Alex Wellerstein has carefully researched President Harry Truman’s role in that action, which contributed to the end of World War II. Truman did not decide to drop the bombs.

There are other aspects of The Discourse that are counter to what is known historically, but I’ll focus on Truman’s role. Wellerstein has shared his research in blog posts and scholarly articles and has a book coming out in December about it.

I should say that Alex is a friend, and I’ve spent a lot of time with his ideas on this in working through a feminist analysis of developments in nuclear strategy through the 1950s. His documentation is solid, and his conclusions seem to me to fit the timeline better than the common wisdom.

That common wisdom is largely derived from an article by Henry Stimson in Harper’s Magazine in 1947, justifying the use of the bombs against Japan. The article is very much a product of its time. Its author is one of the decisionmakers.
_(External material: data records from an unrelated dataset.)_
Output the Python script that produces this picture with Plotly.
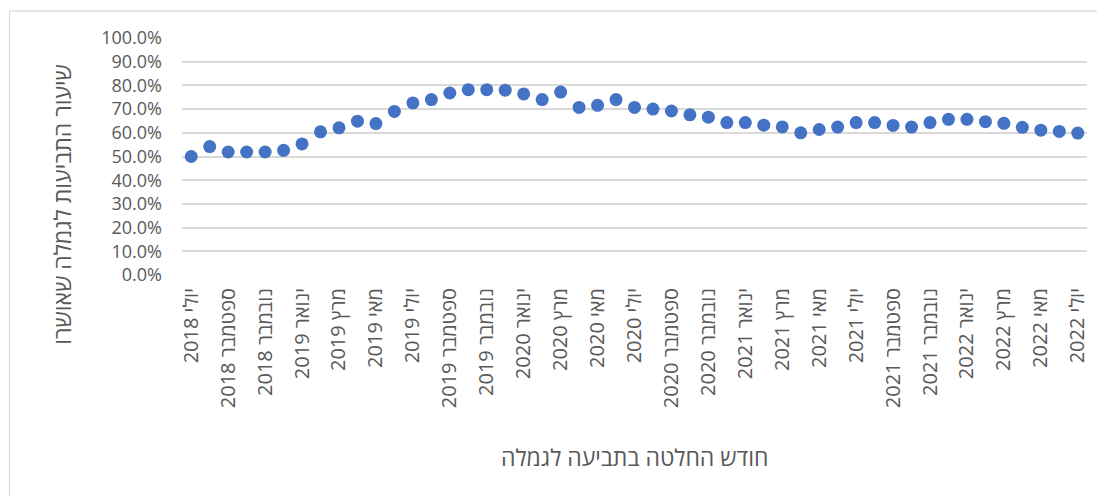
import plotly.graph_objects as go

# ---- data ----
categories = [
    "2018 יולי", "2018 אוגוסט", "2018 ספטמבר", "2018 אוקטובר", "2018 נובמבר", "2018 דצמבר",
    "2019 ינואר", "2019 פברואר", "2019 מרץ", "2019 אפריל", "2019 מאי", "2019 יוני",
    "2019 יולי", "2019 אוגוסט", "2019 ספטמבר", "2019 אוקטובר", "2019 נובמבר", "2019 דצמבר",
    "2020 ינואר", "2020 פברואר", "2020 מרץ", "2020 אפריל", "2020 מאי", "2020 יוני",
    "2020 יולי", "2020 אוגוסט", "2020 ספטמבר", "2020 אוקטובר", "2020 נובמבר", "2020 דצמבר",
    "2021 ינואר", "2021 פברואר", "2021 מרץ", "2021 אפריל", "2021 מאי", "2021 יוני",
    "2021 יולי", "2021 אוגוסט", "2021 ספטמבר", "2021 אוקטובר", "2021 נובמבר", "2021 דצמבר",
    "2022 ינואר", "2022 פברואר", "2022 מרץ", "2022 אפריל", "2022 מאי", "2022 יוני",
    "2022 יולי",
]

approval_rate = [
    0.500, 0.542, 0.519, 0.519, 0.519, 0.526,
    0.553, 0.604, 0.621, 0.649, 0.639, 0.690,
    0.726, 0.740, 0.768, 0.782, 0.782, 0.780,
    0.764, 0.740, 0.772, 0.707, 0.716, 0.740,
    0.707, 0.700, 0.692, 0.676, 0.666, 0.643,
    0.643, 0.632, 0.625, 0.600, 0.614, 0.624,
    0.643, 0.643, 0.631, 0.624, 0.643, 0.657,
    0.657, 0.647, 0.640, 0.623, 0.611, 0.606,
    0.599,
]

tick_labels = categories[::2]

y_ticks = [i / 10 for i in range(11)]

x_title = "חודש החלטה בתביעה לגמלה"
y_title = "שיעור התביעות לגמלה שאושרו"

# ---- figure ----
FONT = "Open Sans, DejaVu Sans"
GRAY = "#595959"
GRID = "#D9D9D9"

OFF = 8  # page body margin
FW, FH = 1105 - OFF, 496 - OFF
PL, PR, PT, PB = 182, 1087, 37.5, 275.5  # plot area in screen pixels
L, T = PL - OFF, PT - OFF
R = FW - (PR - OFF)
B = FH - (PB - OFF)
W = PR - PL
H = PB - PT


def px(sx):
    return (sx - PL) / W


def py(sy):
    return (PB - sy) / H


fig = go.Figure(
    go.Scatter(
        x=categories,
        y=approval_rate,
        mode="markers",
        marker=dict(color="#4472C4", size=13, line=dict(width=0)),
        hoverinfo="x+y",
    )
)

fig.update_layout(
    width=FW,
    height=FH,
    margin=dict(l=L, r=R, t=T, b=B, pad=0),
    paper_bgcolor="white",
    plot_bgcolor="white",
    showlegend=False,
    font=dict(family=FONT, color=GRAY, size=16),
)

fig.update_xaxes(
    type="category",
    categoryorder="array",
    categoryarray=categories,
    range=[-0.5, len(categories) - 0.5],
    tickmode="array",
    tickvals=tick_labels,
    ticktext=tick_labels,
    tickangle=-90,
    tickfont=dict(family=FONT, size=20, color=GRAY),
    showgrid=False,
    showline=False,
    zeroline=False,
    ticks="",
    ticklabelstandoff=8,
)

fig.update_yaxes(
    range=[0, 1],
    tickmode="array",
    tickvals=y_ticks,
    tickformat=".1%",
    tickfont=dict(family=FONT, size=18, color=GRAY),
    showgrid=True,
    gridcolor=GRID,
    gridwidth=1.5,
    zeroline=False,
    showline=False,
    ticks="",
    ticklabelstandoff=19,
)

# axis titles
fig.add_annotation(
    text=x_title, xref="paper", yref="paper",
    x=0.5, y=py(458), xanchor="center", yanchor="middle",
    showarrow=False, font=dict(family=FONT, size=23, color=GRAY),
)
fig.add_annotation(
    text=y_title, xref="paper", yref="paper",
    x=px(62), y=py(205), xanchor="center", yanchor="middle",
    textangle=-90,
    showarrow=False, font=dict(family=FONT, size=23, color=GRAY),
)

# chart-area border
fig.add_shape(
    type="rect", xref="paper", yref="paper",
    x0=px(9.5), x1=px(1120),
    y0=py(520), y1=py(10.5),
    line=dict(color=GRID, width=1.2), fillcolor="rgba(0,0,0,0)", layer="below",
)

fig.write_html("out.html")
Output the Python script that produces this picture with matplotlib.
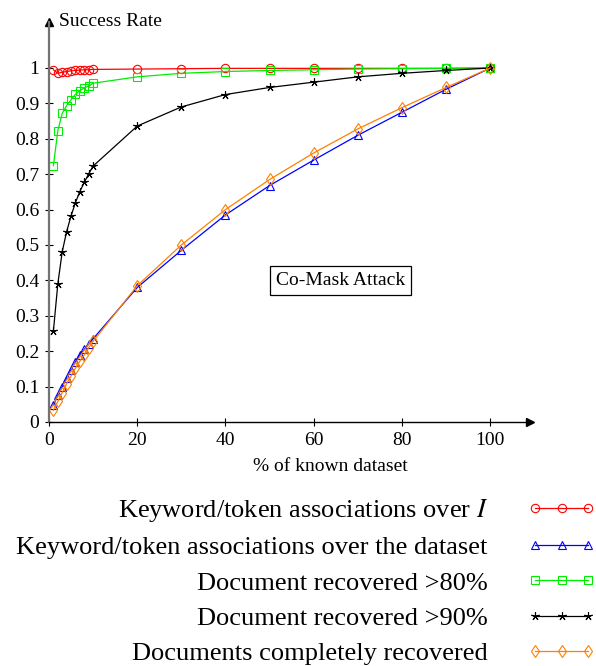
import matplotlib
matplotlib.use("Agg")
import matplotlib.pyplot as plt

plt.rcParams['font.family'] = ['Liberation Serif', 'DejaVu Serif']
plt.rcParams['mathtext.fontset'] = 'stix'

# data
known = [1, 2, 3, 4, 5, 6, 7, 8, 9, 10, 20, 30, 40, 50, 60, 70, 80, 90, 100]
kw_over_I = [0.995, 0.985, 0.988, 0.99, 0.992, 0.993, 0.994, 0.995, 0.995, 0.996,
             0.997, 0.998, 0.999, 0.999, 0.999, 0.999, 0.999, 0.999, 1.0]
kw_over_dataset = [0.048, 0.075, 0.10, 0.125, 0.148, 0.17, 0.19, 0.205, 0.22, 0.235,
                   0.38, 0.485, 0.585, 0.668, 0.74, 0.81, 0.875, 0.94, 1.0]
doc_80 = [0.724, 0.823, 0.872, 0.894, 0.91, 0.926, 0.936, 0.944, 0.949, 0.957,
          0.975, 0.985, 0.99, 0.993, 0.995, 0.997, 0.998, 0.999, 1.0]
doc_90 = [0.257, 0.39, 0.481, 0.538, 0.582, 0.62, 0.651, 0.677, 0.701, 0.723,
          0.836, 0.89, 0.925, 0.945, 0.96, 0.975, 0.985, 0.993, 1.0]
doc_full = [0.033, 0.058, 0.083, 0.108, 0.13, 0.152, 0.172, 0.19, 0.21, 0.228,
            0.385, 0.5, 0.6, 0.685, 0.76, 0.828, 0.888, 0.945, 1.0]

series = [
    (kw_over_I, r"Keyword/token associations over $I$", "#ff0000", "o", 6),
    (kw_over_dataset, "Keyword/token associations over the dataset", "#0000ff", "^", 6),
    (doc_80, "Document recovered >80%", "#00ee00", "s", 6),
    (doc_90, "Document recovered >90%", "black", (5, 2, 0), 6),
    (doc_full, "Documents completely recovered", "#ff8000", "d", 6),
]

fig = plt.figure(figsize=(5.96, 6.66), dpi=100)
ax = fig.add_axes([0.0822, 0.3664, 0.807, 0.6006])

for vals, label, color, marker, size in series:
    ax.plot(known, vals, color=color, marker=marker, lw=0.9, ms=size,
            mfc='none', mec=color, mew=0.8, label=label)

ax.set_xlim(0, 109)
ax.set_ylim(0, 1.13)
ax.set_xticks([0, 20, 40, 60, 80, 100])
ax.set_yticks([0, 0.1, 0.2, 0.3, 0.4, 0.5, 0.6, 0.7, 0.8, 0.9, 1])
ax.set_yticklabels(['0', '0.1', '0.2', '0.3', '0.4', '0.5', '0.6', '0.7', '0.8', '0.9', '1'])
ax.tick_params(direction='inout', length=6, labelsize=14, pad=4)

for s in ['top', 'right']:
    ax.spines[s].set_visible(False)
ax.spines['left'].set_color('0.45')
ax.spines['left'].set_linewidth(1.6)
ax.spines['bottom'].set_linewidth(1.0)
ax.plot(1, 0, '>k', ms=6, transform=ax.transAxes, clip_on=False)
ax.plot(0, 1, '^k', ms=6, transform=ax.transAxes, clip_on=False)

ax.text(0.02, 1.0, "Success Rate", transform=ax.transAxes, fontsize=14,
        ha='left', va='center')
ax.set_xlabel("% of known dataset", fontsize=14)
ax.xaxis.set_label_coords(0.586, -0.09)

ax.text(66, 0.40, "Co-Mask Attack", fontsize=14, ha='center', va='center',
        bbox=dict(boxstyle='square,pad=0.3', fc='white', ec='black', lw=0.9))

fig.legend(loc='upper right', bbox_to_anchor=(1.0, 0.254), frameon=False,
           markerfirst=False, numpoints=3, handlelength=2.6, handletextpad=1.5,
           fontsize=19, labelspacing=0.45, borderpad=0, borderaxespad=0)

fig.savefig("out.png", dpi=100)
Wellerstein’s account goes something like this:

Harry Truman knew nothing about the atom bomb project until he became president in April 1945. With Roosevelt’s death, he took over the war, which was winding down in Europe but not the Pacific. He was briefed on the project but also had other things on his mind.

The Manhattan Project was geared toward delivering a new weapon to the military. Presidents were not involved in military decisions like choosing targets. The unusual character of the Manhattan Project weapons, however, required more thought in choosing targets than usual. In particular, the scientists and their backers in the government wanted to learn as much as possible about the effects of the weapons. A target committee was established in late April 1945 to consider targets in Japan.

Truman was aware of the target committee but not a participant. The two atomic weapons were delivered to the military, which decided when to use them on targets out of the several recommended by the target committee. Truman seems to have initially understood that Hiroshima and Nagasaki were strictly military targets and learned after the fact that many civilians had been killed. A third bomb could have been ready within a few weeks, but Truman vetoed its preparation and use because of potential civilian casualties. That was his first decision on atomic weapons.

This was an enormous change to what the military believed to be its prerogatives, and the rest of Truman’s term involved struggles with the military to put the use of nuclear weapons under the President’s decision. Truman shaped today’s situation in which only the President can order the use of nuclear weapons. This was part of his removing General Douglas MacArthur from command in the Korean War.

This changes a large chunk of the debate about the history of dropping the bombs. There are other factors, too, like the imminent Soviet invasion of Japan that made a difference. But Truman never agonized over dropping the bombs versus an invasion of Japan.